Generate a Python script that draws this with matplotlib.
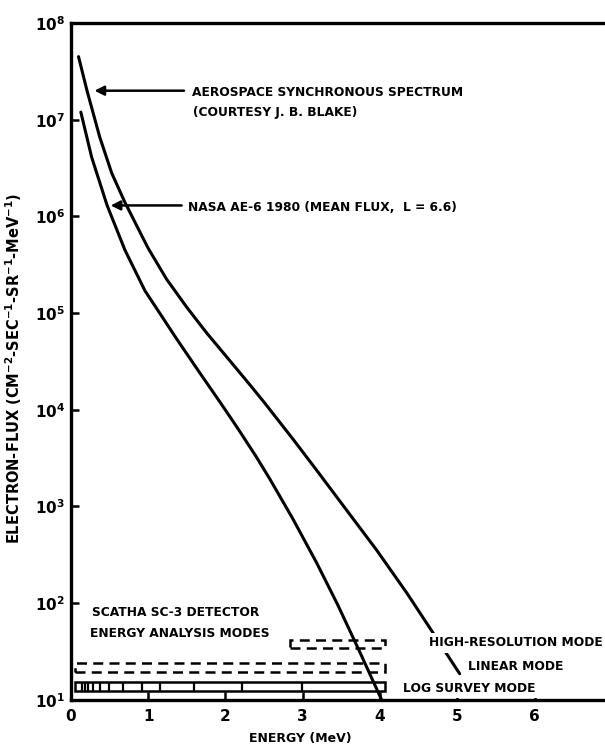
#!/usr/bin/env python3
"""Electron flux spectra vs SCATHA SC-3 energy analysis modes."""

import matplotlib

matplotlib.use("Agg")
import matplotlib.pyplot as plt
from matplotlib.patches import Rectangle

# curves (MeV, electrons/cm2-s-sr-MeV)
AERO_E = [0.10, 0.21, 0.375, 0.53, 0.70, 1.00, 1.24, 1.50, 1.76, 2.06, 2.32, 2.51,
          2.88, 3.18, 3.57, 3.96, 4.35, 4.68, 4.86, 5.03]
AERO_FLUX = [4.5e7, 2.0e7, 6.6e6, 2.8e6, 1.4e6, 4.7e5, 2.24e5, 1.15e5, 6.2e4, 3.2e4,
             1.8e4, 1.17e4, 4.9e3, 2.37e3, 910, 350, 126, 50, 30, 18.6]

NASA_E = [0.13, 0.27, 0.47, 0.70, 0.96, 1.15, 1.37, 1.67, 1.93, 2.15, 2.39, 2.57,
          2.87, 3.18, 3.45, 3.74, 4.02]
NASA_FLUX = [1.2e7, 4.1e6, 1.3e6, 4.5e5, 1.7e5, 1.0e5, 5.4e4, 2.4e4, 1.2e4, 6.6e3,
             3.35e3, 1.95e3, 750, 261, 97, 31, 10]

# detector channel layout
LOG_SURVEY_EDGES = [0.05, 0.14, 0.18, 0.22, 0.29, 0.38, 0.50, 0.67, 0.92,
                    1.15, 1.60, 2.21, 2.99, 4.06]
LOG_BAND = (12.4, 15.3)
LINEAR_SPAN = (0.05, 4.06)
LINEAR_BAND = (19.4, 24.1)
HIGHRES_SPAN = (2.83, 4.06)
HIGHRES_BAND = (34.4, 41.6)

X_TICKS = [0, 1, 2, 3, 4, 5, 6]
Y_TICKS = [1e1, 1e2, 1e3, 1e4, 1e5, 1e6, 1e7, 1e8]
Y_TICK_LABELS = [f"10$^{{{k}}}$" for k in range(1, 9)]

plt.rcParams["font.family"] = ["DejaVu Sans"]
plt.rcParams["font.weight"] = "bold"
plt.rcParams["axes.labelweight"] = "bold"
plt.rcParams["mathtext.fontset"] = "custom"
plt.rcParams["mathtext.rm"] = "DejaVu Sans:bold"
plt.rcParams["mathtext.it"] = "DejaVu Sans:bold"
plt.rcParams["mathtext.bf"] = "DejaVu Sans:bold"
plt.rcParams["mathtext.default"] = "rm"

LW = 2.2
FS = 8.8


def main() -> None:
    fig = plt.figure(figsize=(6.05, 7.46), dpi=100)
    ax = fig.add_axes([0.117, 0.062, 0.883, 0.907])

    ax.set_yscale("log")
    ax.set_xlim(0, 6.91)
    ax.set_ylim(10, 1e8)

    ax.plot(AERO_E, AERO_FLUX, color="black", lw=LW, solid_capstyle="round",
            solid_joinstyle="round", zorder=3)
    ax.plot(NASA_E, NASA_FLUX, color="black", lw=LW, solid_capstyle="round",
            solid_joinstyle="round", zorder=3)

    # labels with arrows
    arrow = dict(arrowstyle="-|>", color="black", lw=1.8, mutation_scale=14)
    ax.annotate("", xy=(0.27, 2.0e7), xytext=(1.50, 2.0e7), arrowprops=arrow)
    ax.text(1.57, 1.9e7, "AEROSPACE SYNCHRONOUS SPECTRUM", fontsize=FS, va="center")
    ax.text(1.58, 1.18e7, "(COURTESY J. B. BLAKE)", fontsize=FS, va="center")

    ax.annotate("", xy=(0.48, 1.3e6), xytext=(1.47, 1.3e6), arrowprops=arrow)
    ax.text(1.51, 1.25e6, "NASA AE-6 1980 (MEAN FLUX,  L = 6.6)", fontsize=FS, va="center")

    # detector modes
    ax.text(0.27, 79, "SCATHA SC-3 DETECTOR", fontsize=FS, va="center")
    ax.text(0.25, 49, "ENERGY ANALYSIS MODES", fontsize=FS, va="center")

    lo, hi = LOG_BAND
    ax.add_patch(Rectangle((LOG_SURVEY_EDGES[0], lo), LOG_SURVEY_EDGES[-1] - LOG_SURVEY_EDGES[0],
                           hi - lo, fill=False, lw=1.8, ec="black", zorder=2))
    ax.vlines(LOG_SURVEY_EDGES[1:-1], lo, hi, color="black", lw=1.6, zorder=2)

    lo, hi = LINEAR_BAND
    ax.add_patch(Rectangle((LINEAR_SPAN[0], lo), LINEAR_SPAN[1] - LINEAR_SPAN[0], hi - lo,
                           fill=False, lw=1.8, ec="black", ls=(0, (4, 2.5)), zorder=2))
    lo, hi = HIGHRES_BAND
    ax.add_patch(Rectangle((HIGHRES_SPAN[0], lo), HIGHRES_SPAN[1] - HIGHRES_SPAN[0], hi - lo,
                           fill=False, lw=1.8, ec="black", ls=(0, (4, 2.5)), zorder=2))

    box = dict(facecolor="white", edgecolor="none", pad=2.5)
    ax.text(4.63, 39, "HIGH-RESOLUTION MODE", fontsize=FS, va="center", bbox=box, zorder=4)
    ax.text(5.14, 22, "LINEAR MODE", fontsize=FS, va="center", bbox=box, zorder=4)
    ax.text(4.30, 13.2, "LOG SURVEY MODE", fontsize=FS, va="center", bbox=box, zorder=4)

    # axes styling
    ax.spines["right"].set_visible(False)
    for side in ("left", "top", "bottom"):
        ax.spines[side].set_linewidth(2.4)
    ax.set_xticks(X_TICKS)
    ax.set_xticklabels([str(t) for t in X_TICKS])
    ax.set_yticks(Y_TICKS)
    ax.set_yticklabels(Y_TICK_LABELS)
    ax.minorticks_off()
    ax.tick_params(direction="in", length=6, width=1.8, labelsize=11, pad=4)
    ax.tick_params(axis="x", pad=7)

    ax.set_xlabel("ENERGY (MeV)", fontsize=9)
    ax.xaxis.set_label_coords(0.43, -0.048)
    ax.set_ylabel("ELECTRON-FLUX (CM$^{-2}$-SEC$^{-1}$-SR$^{-1}$-MeV$^{-1}$)", fontsize=10.5)
    ax.yaxis.set_label_coords(-0.088, 0.49)

    fig.savefig("out.png", dpi=100)
    plt.close(fig)


if __name__ == "__main__":
    main()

************

▸ **Objective**
Return the material line for line, from its beginning to the line that contains "from matplotlib.patches import Rectangle", with the pictures left out.

▸ **Written answer**
Generate a Python script that draws this with matplotlib.
#!/usr/bin/env python3
"""Electron flux spectra vs SCATHA SC-3 energy analysis modes."""

import matplotlib

matplotlib.use("Agg")
import matplotlib.pyplot as plt
from matplotlib.patches import Rectangle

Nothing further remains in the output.